GOAL:
Determine how many lines include the word "this", then give that number and nothing more.

ENTRIES SUPPLIED:
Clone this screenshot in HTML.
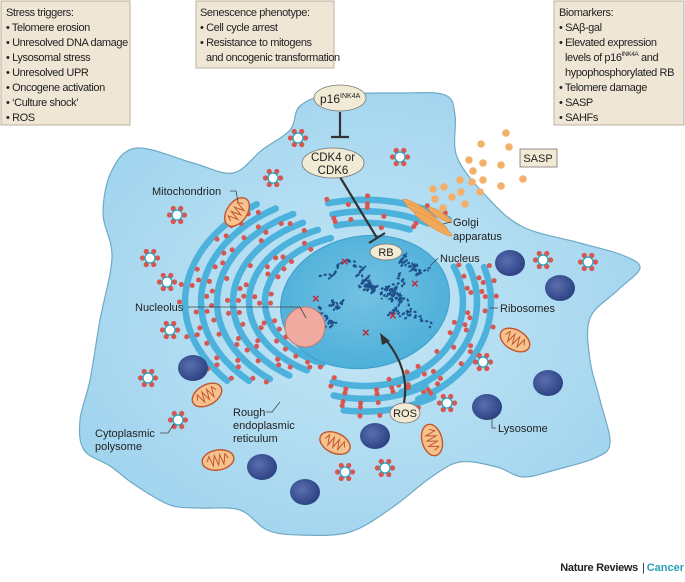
<!DOCTYPE html>
<html><head><meta charset="utf-8"><style>
html,body{margin:0;padding:0;background:#fff;}
body{width:685px;height:577px;overflow:hidden;font-family:"Liberation Sans",sans-serif;}
svg text{font-family:"Liberation Sans",sans-serif;fill:#222;}
</style></head><body>
<svg id="s" width="685" height="577" viewBox="0 0 685 577" xmlns="http://www.w3.org/2000/svg">
<defs>
<radialGradient id="cg" cx="50%" cy="50%" r="60%"><stop offset="0" stop-color="#c4e6f5"/><stop offset="1" stop-color="#9fd3ee"/></radialGradient>
<radialGradient id="ng" cx="50%" cy="45%" r="60%"><stop offset="0" stop-color="#74c2e3"/><stop offset="1" stop-color="#4aaed8"/></radialGradient>
<radialGradient id="lg" cx="40%" cy="40%" r="60%"><stop offset="0" stop-color="#5a6fae"/><stop offset="1" stop-color="#2e4385"/></radialGradient>
</defs>
<path id="cell" d="" fill="url(#cg)" stroke="#6fa9c6" stroke-width="1.2"/>
<g id="er"></g>
<ellipse cx="365" cy="302" rx="85" ry="66" transform="rotate(-10 365 302)" fill="url(#ng)" stroke="#3d9fcb" stroke-width="1"/>
<g id="dna"></g>
<circle cx="305" cy="327" r="20" fill="#f0aba0" stroke="#c77a70" stroke-width="1"/>
<g id="org"></g>
<g fill="#f2a95b" stroke="#e08f3a" stroke-width="0.6">
<ellipse cx="420" cy="210" rx="20" ry="3.5" transform="rotate(32 420 210)"/>
<ellipse cx="427" cy="217" rx="24" ry="3.5" transform="rotate(32 427 217)"/>
<ellipse cx="433" cy="224" rx="22" ry="3.5" transform="rotate(32 433 224)"/>
<ellipse cx="440" cy="215" rx="14" ry="3" transform="rotate(32 440 215)"/>
</g>
<g stroke="#333" stroke-width="2.2" fill="none">
<line x1="340" y1="112" x2="340" y2="137"/><line x1="331" y1="137" x2="349" y2="137"/>
<line x1="340" y1="177" x2="377" y2="238"/><line x1="369" y1="243" x2="385" y2="233"/>
<path d="M 404 403 C 408 380, 402 360, 386 340"/>
</g>
<path d="M 380 333 L 390 341 L 382 345 Z" fill="#333"/>
<g fill="#f1ead5" stroke="#777" stroke-width="0.8">
<ellipse cx="340" cy="98" rx="26" ry="13"/>
<ellipse cx="333" cy="163" rx="31" ry="15"/>
<ellipse cx="386" cy="252" rx="16" ry="8"/>
<ellipse cx="405" cy="413" rx="15" ry="10"/>
<rect x="520" y="149" width="37" height="18"/>
</g>
<text x="320" y="103" font-size="12">p16<tspan font-size="7" dy="-5">INK4A</tspan></text>
<text x="333" y="161" font-size="11.5" text-anchor="middle">CDK4 or</text>
<text x="333" y="174" font-size="11.5" text-anchor="middle">CDK6</text>
<text x="386" y="256" font-size="11" text-anchor="middle">RB</text>
<text x="405" y="417" font-size="11" text-anchor="middle">ROS</text>
<text x="538" y="162" font-size="11" text-anchor="middle">SASP</text>
<g font-size="11">
<text x="152" y="195">Mitochondrion</text>
<text x="453" y="226">Golgi</text><text x="453" y="240">apparatus</text>
<text x="440" y="262">Nucleus</text>
<text x="135" y="311">Nucleolus</text>
<text x="500" y="312">Ribosomes</text>
<text x="233" y="416">Rough</text><text x="233" y="429">endoplasmic</text><text x="233" y="442">reticulum</text>
<text x="95" y="437">Cytoplasmic</text><text x="95" y="450">polysome</text>
<text x="498" y="432">Lysosome</text>
</g>
<g stroke="#444" stroke-width="0.8" fill="none">
<path d="M230 191 H236 L238 202"/><path d="M451 222 L443 224"/><path d="M438 258 L430 266"/>
<path d="M188 307 H300 L306 318"/><path d="M498 308 L490 308"/>
<path d="M266 412 H272 L280 402"/><path d="M160 433 H168 L174 424"/>
<path d="M496 428 H492 V414"/>
</g>
<g fill="#efe6d6" stroke="#bcb29c" stroke-width="1">
<rect x="1" y="1" width="129" height="124"/>
<rect x="196" y="1" width="138" height="67"/>
<rect x="554" y="1" width="130" height="124"/>
</g>
<g font-size="11" letter-spacing="-0.4">
<text x="6" y="16">Stress triggers:</text>
<text x="6" y="31">• Telomere erosion</text>
<text x="6" y="46">• Unresolved DNA damage</text>
<text x="6" y="61">• Lysosomal stress</text>
<text x="6" y="76">• Unresolved UPR</text>
<text x="6" y="91">• Oncogene activation</text>
<text x="6" y="106">• ‘Culture shock’</text>
<text x="6" y="121">• ROS</text>
<text x="200" y="16">Senescence phenotype:</text>
<text x="200" y="31">• Cell cycle arrest</text>
<text x="200" y="46">• Resistance to mitogens</text>
<text x="206" y="61">and oncogenic transformation</text>
<text x="559" y="16">Biomarkers:</text>
<text x="559" y="31">• SAβ-gal</text>
<text x="559" y="46">• Elevated expression</text>
<text x="565" y="61">levels of p16<tspan font-size="6.5" dy="-5">INK4A</tspan><tspan dy="5"> and</tspan></text>
<text x="565" y="76">hypophosphorylated RB</text>
<text x="559" y="91">• Telomere damage</text>
<text x="559" y="106">• SASP</text>
<text x="559" y="121">• SAHFs</text>
</g>
<text x="638" y="571" font-size="11" font-weight="bold" text-anchor="end" letter-spacing="-0.3">Nature Reviews</text>
<text x="642" y="571" font-size="11">|</text>
<text x="684" y="571" font-size="11" font-weight="bold" text-anchor="end" style="fill:#2aa0b8">Cancer</text>
</svg>
<script>
var NS="http://www.w3.org/2000/svg";
var seed=11;function rnd(){seed=(seed*16807)%2147483647;return (seed-1)/2147483646;}
function el(p,t,a){var e=document.createElementNS(NS,t);for(var k in a)e.setAttribute(k,a[k]);p.appendChild(e);return e;}
var P=[[137,148],[193,163],[233,173],[262,150],[290,130],[300,106],[330,95],[400,93],[445,95],[455,115],[457,157],[487,197],[523,227],[580,243],[622,255],[640,268],[618,290],[590,318],[590,360],[600,400],[610,443],[595,458],[555,470],[523,477],[497,467],[460,462],[430,478],[393,507],[350,532],[300,535],[267,530],[240,510],[200,508],[170,505],[135,485],[110,466],[84,450],[80,420],[90,380],[100,320],[112,257],[103,213],[112,170]];
var n=P.length,d="M"+P[0][0]+" "+P[0][1];
for(var i=0;i<n;i++){var p0=P[(i-1+n)%n],p1=P[i],p2=P[(i+1)%n],p3=P[(i+2)%n];
 d+=" C"+(p1[0]+(p2[0]-p0[0])/6).toFixed(1)+" "+(p1[1]+(p2[1]-p0[1])/6).toFixed(1)+" "+(p2[0]-(p3[0]-p1[0])/6).toFixed(1)+" "+(p2[1]-(p3[1]-p1[1])/6).toFixed(1)+" "+p2[0]+" "+p2[1];}
document.getElementById("cell").setAttribute("d",d+"Z");
var er=document.getElementById("er"),org=document.getElementById("org"),dna=document.getElementById("dna");
var cx=365,cy=302;
function arc(r,a0,a1,sx,sy){var p="";for(var a=a0;a<=a1;a+=3){var t=a*Math.PI/180;var x=cx+r*sx*Math.cos(t),y=cy+r*sy*Math.sin(t);p+=(p?"L":"M")+x.toFixed(1)+" "+y.toFixed(1);}return p;}
function band(r,a0,a1,sx,sy,prob){
 el(er,"path",{d:arc(r,a0,a1,sx,sy),stroke:"#4cb2dc","stroke-width":6.5,fill:"none","stroke-linecap":"round"});
 for(var a=a0;a<=a1;a+=8){var t=a*Math.PI/180;
  [-5.5,5.5].forEach(function(o){if(rnd()<prob){el(er,"circle",{cx:cx+(r+o)*sx*Math.cos(t),cy:cy+(r+o)*sy*Math.sin(t),r:2.5,fill:"#d85550"});}});}
}
[100,116,132,148,164,180].forEach(function(r,i){band(r,115+i*5,250-i*3,1,0.68,0.5);});
[98,112,126].forEach(function(r,i){band(r,-25+i*3,75-i*4,1.0,0.85,0.55);});
[105,121,137].forEach(function(r,i){band(r,60,110-i*5,1,0.8,0.5);});
[110,126,142].forEach(function(r,i){band(r,255,295+i*6,1,0.72,0.5);});
for(var k=0;k<14;k++){var x=318+rnd()*100,y=270+rnd()*65,p="M"+x.toFixed(1)+" "+y.toFixed(1);
 for(var j=0;j<6;j++){x+=rnd()*22-11;y+=rnd()*18-9;p+=" Q"+(x+8).toFixed(1)+" "+(y-8).toFixed(1)+" "+x.toFixed(1)+" "+y.toFixed(1);}
 el(dna,"path",{d:p,stroke:"#1f4f8a","stroke-width":2,fill:"none","stroke-dasharray":"3 2"});}
[[345,262],[415,284],[316,299],[393,316],[366,333]].forEach(function(c){
 var t=el(dna,"text",{x:c[0]-4,y:c[1]+4,"font-size":13,"font-weight":"bold",style:"fill:#c0283a"});t.textContent="×";});
[[300,326],[306,322],[298,334],[310,332],[304,340],[294,330]].forEach(function(c){el(dna,"circle",{cx:c[0],cy:c[1],r:2.4,fill:"#d85550"});});
[[177,215],[150,258],[167,282],[170,330],[148,378],[178,420],[273,178],[298,138],[345,472],[385,468],[447,403],[483,362],[543,260],[588,262],[400,157]].forEach(function(c){
 for(var a=0;a<6;a++){var t=a*Math.PI/3;el(org,"circle",{cx:c[0]+7.5*Math.cos(t),cy:c[1]+7.5*Math.sin(t),r:2.6,fill:"#d85550"});}
 el(org,"circle",{cx:c[0],cy:c[1],r:5,fill:"#fff",stroke:"#1ea3c0","stroke-width":1.3});});
[[237,212,-55],[207,395,-30],[218,460,-10],[335,443,25],[432,440,75],[515,340,30]].forEach(function(m){
 var g=el(org,"g",{transform:"translate("+m[0]+" "+m[1]+") rotate("+m[2]+")"});
 el(g,"ellipse",{cx:0,cy:0,rx:16,ry:10,fill:"#f6c28e",stroke:"#c2552d","stroke-width":1.4});
 el(g,"path",{d:"M-11 0 l2.7 -5 l2.7 10 l2.7 -10 l2.7 10 l2.7 -10 l2.7 10 l2.7 -10 l2.7 5",stroke:"#c2552d","stroke-width":1,fill:"none"});});
[[193,368],[262,467],[305,492],[375,436],[487,407],[548,383],[510,263],[560,288]].forEach(function(c){el(org,"ellipse",{cx:c[0],cy:c[1],rx:15,ry:13,fill:"url(#lg)"});});
[[506,133],[481,144],[509,147],[469,160],[483,163],[501,165],[473,171],[460,180],[472,182],[483,180],[501,186],[523,179],[480,192],[433,189],[444,187],[452,197],[461,192],[435,199],[465,204],[443,208]].forEach(function(c){el(org,"circle",{cx:c[0],cy:c[1],r:3.8,fill:"#f4b06a"});});
</script>
</body></html>
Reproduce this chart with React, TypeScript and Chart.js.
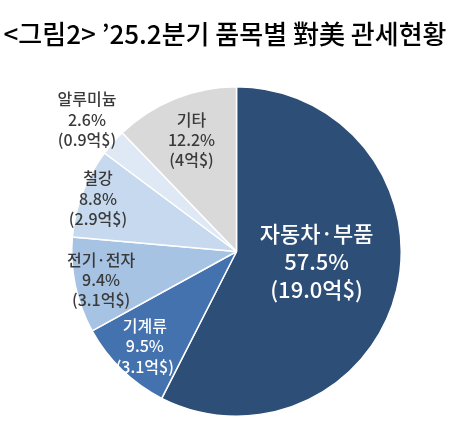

REPLY TO THE EXERCISE:
2